> _Written request_:
Word for word, transcribe the lines below and drop the pictures.

> _Data block_:
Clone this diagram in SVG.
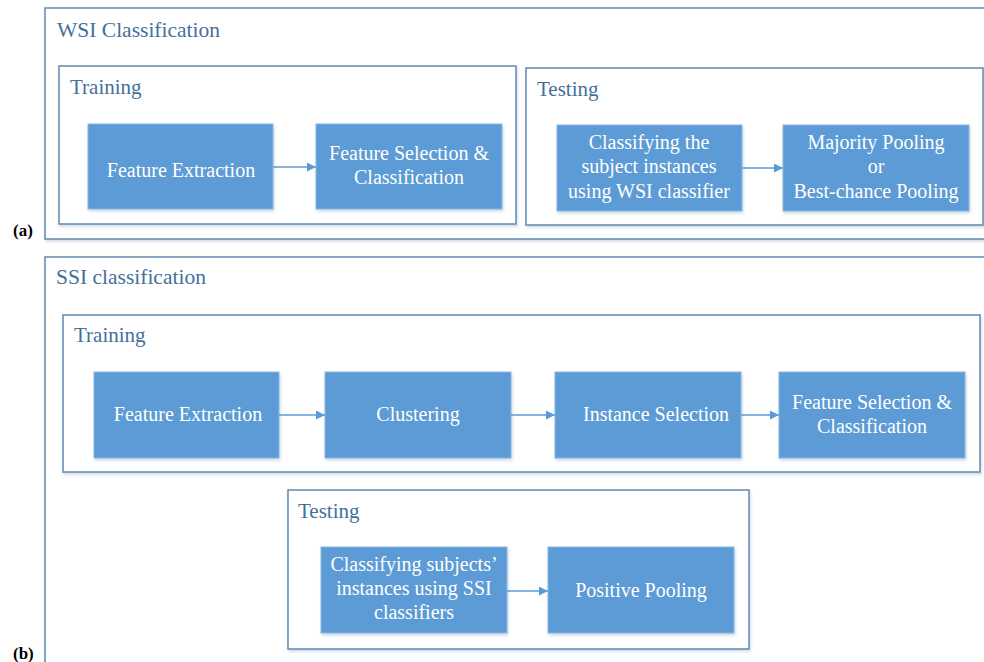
<svg xmlns="http://www.w3.org/2000/svg" width="984" height="662" viewBox="0 0 984 662" font-family="Liberation Serif">
<defs>
<style>
text{font-family:'Liberation Serif','Times New Roman',serif}
.frame{fill:#fff;stroke:#5f89b3;stroke-width:1.5;filter:url(#sh)}
.title{font-size:21.5px;fill:#44709c}
.sub{font-size:21px;fill:#44709c}
.box{fill:#5b9bd5;stroke:#8ab8e2;stroke-width:1;filter:url(#sh)}
.bt{font-size:20px;fill:#fff;text-anchor:middle}
.lab{font-size:17px;font-weight:bold;fill:#000}
.conn line{stroke:#5b9bd5;stroke-width:1.6;marker-end:url(#ah)}
</style>
<filter id="sh" x="-5%" y="-5%" width="110%" height="115%">
<feDropShadow dx="1" dy="2" stdDeviation="1.5" flood-color="#9fb9d3" flood-opacity="0.5"/>
</filter>
<marker id="ah" viewBox="0 0 10 10" refX="10" refY="5" markerWidth="10" markerHeight="9" markerUnits="userSpaceOnUse" orient="auto">
<path d="M0,0 L10,5 L0,10 z" fill="#5b9bd5"/>
</marker>
</defs>

<g id="panel-a">
<rect class="frame" x="45" y="8" width="950" height="231"/>
<text class="title" x="57" y="37">WSI Classification</text>
<text class="lab" x="13" y="236">(a)</text>
</g>
<g id="a-training">
<rect class="frame" x="59" y="66" width="457" height="158"/>
<text class="sub" x="70" y="94">Training</text>
</g>
<g id="a-testing">
<rect class="frame" x="526" y="68" width="457" height="157"/>
<text class="sub" x="537" y="96">Testing</text>
</g>
<g id="a-fe">
<rect class="box" x="88" y="124" width="185" height="85"/>
<text class="bt" x="181" y="177">Feature Extraction</text>
</g>
<g id="a-fs">
<rect class="box" x="316" y="124" width="186" height="85"/>
<text class="bt" x="409" y="160">Feature Selection &amp;</text>
<text class="bt" x="409" y="184">Classification</text>
</g>
<g id="a-cls">
<rect class="box" x="557" y="125" width="185" height="86"/>
<text class="bt" x="649" y="149">Classifying the</text>
<text class="bt" x="649" y="173">subject instances</text>
<text class="bt" x="649" y="198">using WSI classifier</text>
</g>
<g id="a-pool">
<rect class="box" x="783" y="125" width="186" height="86"/>
<text class="bt" x="876" y="149">Majority Pooling</text>
<text class="bt" x="876" y="173">or</text>
<text class="bt" x="876" y="198">Best-chance Pooling</text>
</g>

<g id="panel-b">
<rect class="frame" x="45" y="257" width="950" height="420"/>
<text class="title" x="56" y="284">SSI classification</text>
<text class="lab" x="13" y="659">(b)</text>
</g>
<g id="b-training">
<rect class="frame" x="63" y="315" width="917" height="157"/>
<text class="sub" x="74" y="342">Training</text>
</g>
<g id="b-fe">
<rect class="box" x="94" y="372" width="185" height="86"/>
<text class="bt" x="188" y="421">Feature Extraction</text>
</g>
<g id="b-cl">
<rect class="box" x="325" y="372" width="186" height="86"/>
<text class="bt" x="418" y="421">Clustering</text>
</g>
<g id="b-is">
<rect class="box" x="555" y="372" width="186" height="86"/>
<text class="bt" x="656" y="421">Instance Selection</text>
</g>
<g id="b-fs">
<rect class="box" x="779" y="372" width="186" height="86"/>
<text class="bt" x="872" y="409">Feature Selection &amp;</text>
<text class="bt" x="872" y="433">Classification</text>
</g>
<g id="b-testing">
<rect class="frame" x="288" y="490" width="461" height="159"/>
<text class="sub" x="298" y="518">Testing</text>
</g>
<g id="b-cls">
<rect class="box" x="321" y="547" width="186" height="86"/>
<text class="bt" x="414" y="571">Classifying subjects’</text>
<text class="bt" x="414" y="595">instances using SSI</text>
<text class="bt" x="414" y="619">classifiers</text>
</g>
<g id="b-pool">
<rect class="box" x="548" y="547" width="186" height="86"/>
<text class="bt" x="641" y="597">Positive Pooling</text>
</g>

<g id="connectors" class="conn">
<line x1="273" y1="167" x2="316" y2="167"/>
<line x1="742" y1="168" x2="783" y2="168"/>
<line x1="279" y1="415" x2="325" y2="415"/>
<line x1="511" y1="415" x2="555" y2="415"/>
<line x1="741" y1="415" x2="779" y2="415"/>
<line x1="507" y1="591" x2="548" y2="591"/>
</g>
</svg>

> _In response_:
Clone this diagram in SVG.
<svg xmlns="http://www.w3.org/2000/svg" width="984" height="662" viewBox="0 0 984 662" font-family="Liberation Serif">
<defs>
<style>
text{font-family:'Liberation Serif','Times New Roman',serif}
.frame{fill:#fff;stroke:#5f89b3;stroke-width:1.5;filter:url(#sh)}
.title{font-size:21.5px;fill:#44709c}
.sub{font-size:21px;fill:#44709c}
.box{fill:#5b9bd5;stroke:#8ab8e2;stroke-width:1;filter:url(#sh)}
.bt{font-size:20px;fill:#fff;text-anchor:middle}
.lab{font-size:17px;font-weight:bold;fill:#000}
.conn line{stroke:#5b9bd5;stroke-width:1.6;marker-end:url(#ah)}
</style>
<filter id="sh" x="-5%" y="-5%" width="110%" height="115%">
<feDropShadow dx="1" dy="2" stdDeviation="1.5" flood-color="#9fb9d3" flood-opacity="0.5"/>
</filter>
<marker id="ah" viewBox="0 0 10 10" refX="10" refY="5" markerWidth="10" markerHeight="9" markerUnits="userSpaceOnUse" orient="auto">
<path d="M0,0 L10,5 L0,10 z" fill="#5b9bd5"/>
</marker>
</defs>

<g id="panel-a">
<rect class="frame" x="45" y="8" width="950" height="231"/>
<text class="title" x="57" y="37">WSI Classification</text>
<text class="lab" x="13" y="236">(a)</text>
</g>
<g id="a-training">
<rect class="frame" x="59" y="66" width="457" height="158"/>
<text class="sub" x="70" y="94">Training</text>
</g>
<g id="a-testing">
<rect class="frame" x="526" y="68" width="457" height="157"/>
<text class="sub" x="537" y="96">Testing</text>
</g>
<g id="a-fe">
<rect class="box" x="88" y="124" width="185" height="85"/>
<text class="bt" x="181" y="177">Feature Extraction</text>
</g>
<g id="a-fs">
<rect class="box" x="316" y="124" width="186" height="85"/>
<text class="bt" x="409" y="160">Feature Selection &amp;</text>
<text class="bt" x="409" y="184">Classification</text>
</g>
<g id="a-cls">
<rect class="box" x="557" y="125" width="185" height="86"/>
<text class="bt" x="649" y="149">Classifying the</text>
<text class="bt" x="649" y="173">subject instances</text>
<text class="bt" x="649" y="198">using WSI classifier</text>
</g>
<g id="a-pool">
<rect class="box" x="783" y="125" width="186" height="86"/>
<text class="bt" x="876" y="149">Majority Pooling</text>
<text class="bt" x="876" y="173">or</text>
<text class="bt" x="876" y="198">Best-chance Pooling</text>
</g>

<g id="panel-b">
<rect class="frame" x="45" y="257" width="950" height="420"/>
<text class="title" x="56" y="284">SSI classification</text>
<text class="lab" x="13" y="659">(b)</text>
</g>
<g id="b-training">
<rect class="frame" x="63" y="315" width="917" height="157"/>
<text class="sub" x="74" y="342">Training</text>
</g>
<g id="b-fe">
<rect class="box" x="94" y="372" width="185" height="86"/>
<text class="bt" x="188" y="421">Feature Extraction</text>
</g>
<g id="b-cl">
<rect class="box" x="325" y="372" width="186" height="86"/>
<text class="bt" x="418" y="421">Clustering</text>
</g>
<g id="b-is">
<rect class="box" x="555" y="372" width="186" height="86"/>
<text class="bt" x="656" y="421">Instance Selection</text>
</g>
<g id="b-fs">
<rect class="box" x="779" y="372" width="186" height="86"/>
<text class="bt" x="872" y="409">Feature Selection &amp;</text>
<text class="bt" x="872" y="433">Classification</text>
</g>
<g id="b-testing">
<rect class="frame" x="288" y="490" width="461" height="159"/>
<text class="sub" x="298" y="518">Testing</text>
</g>
<g id="b-cls">
<rect class="box" x="321" y="547" width="186" height="86"/>
<text class="bt" x="414" y="571">Classifying subjects’</text>
<text class="bt" x="414" y="595">instances using SSI</text>
<text class="bt" x="414" y="619">classifiers</text>
</g>
<g id="b-pool">
<rect class="box" x="548" y="547" width="186" height="86"/>
<text class="bt" x="641" y="597">Positive Pooling</text>
</g>

<g id="connectors" class="conn">
<line x1="273" y1="167" x2="316" y2="167"/>
<line x1="742" y1="168" x2="783" y2="168"/>
<line x1="279" y1="415" x2="325" y2="415"/>
<line x1="511" y1="415" x2="555" y2="415"/>
<line x1="741" y1="415" x2="779" y2="415"/>
<line x1="507" y1="591" x2="548" y2="591"/>
</g>
</svg>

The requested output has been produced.